Consider the case of Target and identification of pregnant customers.28 Big data analytics was able to identify the precise purchasing bundle associated with a female customer in the second trimester of pregnancy. Those who have seen the highly publicized story might recall the father of a 16-year-old girl who was very angry at Target for sending his daughter baby coupons—only to discover that indeed she was pregnant. The analytics perfectly targeted her—no pun intended.
Correlation analysis also points the way for causal investigations, by telling us which two things are potentially connected. This then tells us where to investigate further. This provides information on where to go into modeling, causation, and optimization. This is an important benefit. It points us in the right direction and enables us to know where to dig deep with more sophisticated analytics applications such as supply chain optimization.
1.3.5 Explain Why Things Happen
Correlation analysis tells whether a relationship exists. More advanced statistical applications enable us to go beyond understanding whether a relationship exists and delve deeper into understanding causations.
1.3.5a Supply Chain Optimization
Supply chain optimization is the application of mathematical and statistical tools to develop optimal solutions to supply chain problems. This enables analysts to create models to simulate, explore contingencies, and optimize supply chains. Many of these approaches employ some form of linear programming software and solvers. This allows the program to maximize a particular goal given a set of variables and constraints. This includes the optimal placement of inventory within the supply chain, minimizing the carbon footprint or minimizing operating costs, such as manufacturing, transportation, and distribution costs.
1.3.5b Randomized Testing
Big data and analytics have enabled companies to use randomized testing to conduct experiments to “test and learn”—sometimes called design of experiments. Randomized testing is a statistical method that involves conducting, analyzing, and interpreting tests to evaluate which factors impact variables of interest. For example, this might be asking whether planned changes in delivery or store layouts will increase customer purchases. Randomized testing is at the heart of the scientific method. Without random assignment to test groups, and without a control group, it is impossible to know which improvements are actually due to the changes being made. This type of large-scale testing is now possible as there is lots of data to compare and analyze.

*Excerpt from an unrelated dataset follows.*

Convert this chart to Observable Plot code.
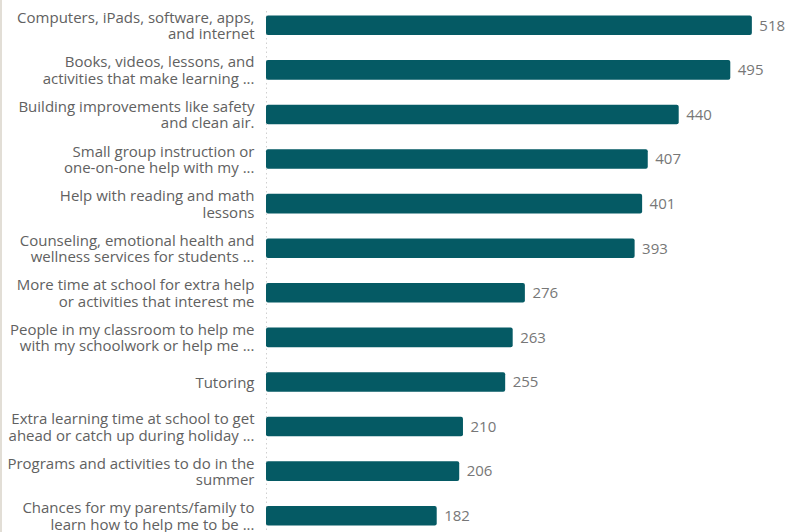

Another significant enabler is that many current software applications are designed for people with little statistical training. New software makes it possible to conduct design of experiments by businesspeople rather than professional statisticians. For example, testing alternative versions of Web sites is relatively straightforward. This type of testing is simple and is becoming widely practiced in online retailers. Simple A/B experiments, such as comparing two versions of a Web site—A versus B—can be easily structured. The online retailer eBay, for example, routinely conducts experiments with different aspects of its Web site.29 The site generates huge amounts of data as there are more than a billion page views per day. This enables eBay to conduct multiple experiments concurrently and not run out of treatment and control groups. Similarly, the North Carolina food retailer Food Lion uses testing to try out new retailing approaches—again simply comparing A versus B.30 This ranges from comparing new store formats to simple tactical decisions.